--- Begin Given records ---

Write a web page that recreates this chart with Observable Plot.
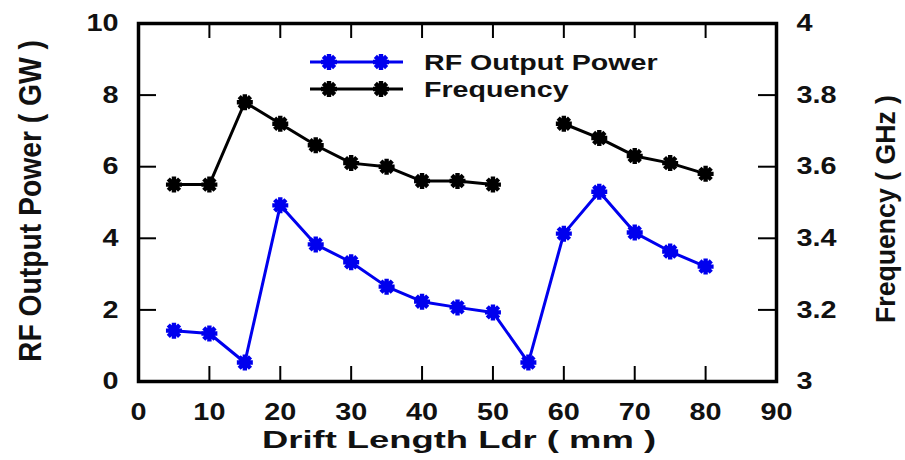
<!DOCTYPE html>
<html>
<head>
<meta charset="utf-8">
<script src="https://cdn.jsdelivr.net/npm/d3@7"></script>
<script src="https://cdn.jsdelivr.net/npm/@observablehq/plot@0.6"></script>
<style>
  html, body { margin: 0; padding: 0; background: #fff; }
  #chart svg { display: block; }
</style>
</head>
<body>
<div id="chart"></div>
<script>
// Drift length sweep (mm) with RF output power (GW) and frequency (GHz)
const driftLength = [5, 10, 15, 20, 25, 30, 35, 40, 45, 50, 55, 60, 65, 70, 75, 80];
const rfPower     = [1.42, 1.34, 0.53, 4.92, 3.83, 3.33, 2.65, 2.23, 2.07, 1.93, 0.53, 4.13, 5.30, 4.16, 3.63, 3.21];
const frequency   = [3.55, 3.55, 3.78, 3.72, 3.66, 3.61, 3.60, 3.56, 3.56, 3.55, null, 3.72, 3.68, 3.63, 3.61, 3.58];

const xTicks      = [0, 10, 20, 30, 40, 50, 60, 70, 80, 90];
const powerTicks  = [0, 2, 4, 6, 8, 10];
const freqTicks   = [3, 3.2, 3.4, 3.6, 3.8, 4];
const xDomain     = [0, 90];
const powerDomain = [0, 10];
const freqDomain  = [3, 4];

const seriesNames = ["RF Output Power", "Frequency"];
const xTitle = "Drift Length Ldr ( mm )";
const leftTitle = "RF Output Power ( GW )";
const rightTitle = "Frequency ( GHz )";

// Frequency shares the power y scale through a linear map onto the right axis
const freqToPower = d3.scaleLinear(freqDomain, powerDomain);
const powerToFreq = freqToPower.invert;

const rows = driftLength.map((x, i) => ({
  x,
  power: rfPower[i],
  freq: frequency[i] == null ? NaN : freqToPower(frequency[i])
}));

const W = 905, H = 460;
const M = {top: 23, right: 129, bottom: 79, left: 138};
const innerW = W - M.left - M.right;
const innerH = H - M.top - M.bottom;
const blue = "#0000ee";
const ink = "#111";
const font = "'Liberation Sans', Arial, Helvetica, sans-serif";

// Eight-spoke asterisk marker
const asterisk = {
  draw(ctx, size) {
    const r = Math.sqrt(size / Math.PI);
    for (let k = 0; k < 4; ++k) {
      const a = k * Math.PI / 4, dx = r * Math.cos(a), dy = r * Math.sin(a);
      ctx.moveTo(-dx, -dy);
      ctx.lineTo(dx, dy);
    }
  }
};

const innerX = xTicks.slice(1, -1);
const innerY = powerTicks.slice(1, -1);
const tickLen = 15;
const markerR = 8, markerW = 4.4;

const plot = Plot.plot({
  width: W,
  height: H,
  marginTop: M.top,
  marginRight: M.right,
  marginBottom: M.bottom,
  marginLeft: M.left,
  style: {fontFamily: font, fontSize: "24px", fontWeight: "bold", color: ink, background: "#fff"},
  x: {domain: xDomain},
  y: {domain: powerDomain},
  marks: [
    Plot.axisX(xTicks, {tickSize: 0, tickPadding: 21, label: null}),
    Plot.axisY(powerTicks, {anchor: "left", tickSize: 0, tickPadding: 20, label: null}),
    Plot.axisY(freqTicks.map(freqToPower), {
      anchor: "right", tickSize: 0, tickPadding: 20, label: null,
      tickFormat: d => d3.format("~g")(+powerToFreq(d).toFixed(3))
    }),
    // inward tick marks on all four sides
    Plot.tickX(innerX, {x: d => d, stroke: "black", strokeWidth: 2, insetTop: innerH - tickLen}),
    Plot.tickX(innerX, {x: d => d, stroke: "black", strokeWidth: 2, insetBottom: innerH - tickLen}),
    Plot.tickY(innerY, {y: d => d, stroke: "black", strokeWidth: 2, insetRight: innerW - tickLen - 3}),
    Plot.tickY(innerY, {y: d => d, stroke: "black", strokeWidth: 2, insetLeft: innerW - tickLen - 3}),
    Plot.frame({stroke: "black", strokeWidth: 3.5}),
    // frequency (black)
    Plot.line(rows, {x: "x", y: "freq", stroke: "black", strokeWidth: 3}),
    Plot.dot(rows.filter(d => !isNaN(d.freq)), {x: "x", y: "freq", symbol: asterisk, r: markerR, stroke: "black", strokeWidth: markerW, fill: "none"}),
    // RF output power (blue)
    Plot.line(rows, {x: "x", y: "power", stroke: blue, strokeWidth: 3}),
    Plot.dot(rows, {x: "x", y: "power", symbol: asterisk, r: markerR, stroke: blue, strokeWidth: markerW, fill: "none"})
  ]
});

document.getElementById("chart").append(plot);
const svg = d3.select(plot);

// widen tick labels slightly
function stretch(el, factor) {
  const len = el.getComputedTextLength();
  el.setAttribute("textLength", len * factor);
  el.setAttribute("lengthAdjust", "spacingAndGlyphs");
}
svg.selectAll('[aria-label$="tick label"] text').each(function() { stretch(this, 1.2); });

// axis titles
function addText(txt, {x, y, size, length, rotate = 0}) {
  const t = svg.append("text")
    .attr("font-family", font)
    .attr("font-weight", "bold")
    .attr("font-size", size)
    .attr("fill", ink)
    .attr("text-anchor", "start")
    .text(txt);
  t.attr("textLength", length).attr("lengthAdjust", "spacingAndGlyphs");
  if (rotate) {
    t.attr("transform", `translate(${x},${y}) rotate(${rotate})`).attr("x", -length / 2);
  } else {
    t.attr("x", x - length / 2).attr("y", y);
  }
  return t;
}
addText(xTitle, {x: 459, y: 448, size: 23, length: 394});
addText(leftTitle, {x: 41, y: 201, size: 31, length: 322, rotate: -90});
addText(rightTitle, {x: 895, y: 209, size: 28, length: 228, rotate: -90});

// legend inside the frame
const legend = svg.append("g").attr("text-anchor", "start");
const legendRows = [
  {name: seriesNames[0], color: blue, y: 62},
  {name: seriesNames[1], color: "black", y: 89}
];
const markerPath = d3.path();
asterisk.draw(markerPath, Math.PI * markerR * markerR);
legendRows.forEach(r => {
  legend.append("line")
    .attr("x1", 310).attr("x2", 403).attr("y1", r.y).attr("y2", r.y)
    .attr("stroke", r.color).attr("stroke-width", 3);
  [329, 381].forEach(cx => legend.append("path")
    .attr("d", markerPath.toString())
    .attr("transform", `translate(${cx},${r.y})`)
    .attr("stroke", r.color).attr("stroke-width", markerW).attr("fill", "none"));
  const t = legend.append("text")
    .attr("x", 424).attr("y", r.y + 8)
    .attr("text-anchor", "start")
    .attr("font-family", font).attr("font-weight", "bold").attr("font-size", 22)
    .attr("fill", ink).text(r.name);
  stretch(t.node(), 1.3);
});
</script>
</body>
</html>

--- End Given records ---
--- Begin Given records ---

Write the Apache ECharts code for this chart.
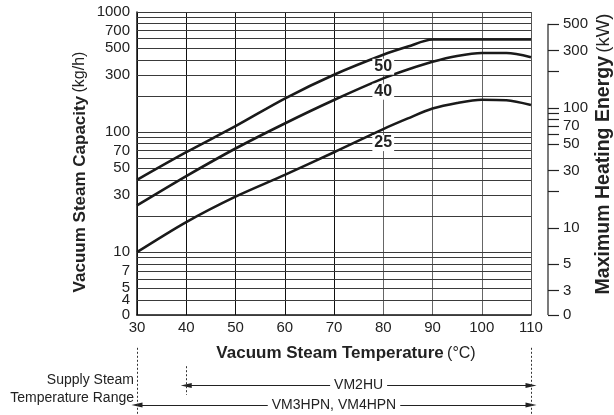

--- End Given records ---

▸ **Exercise objective**: Extract every line above containing the word "Write".

▸ **Expected output**:
Write a web page that recreates this chart with Observable Plot.
Write the Apache ECharts code for this chart.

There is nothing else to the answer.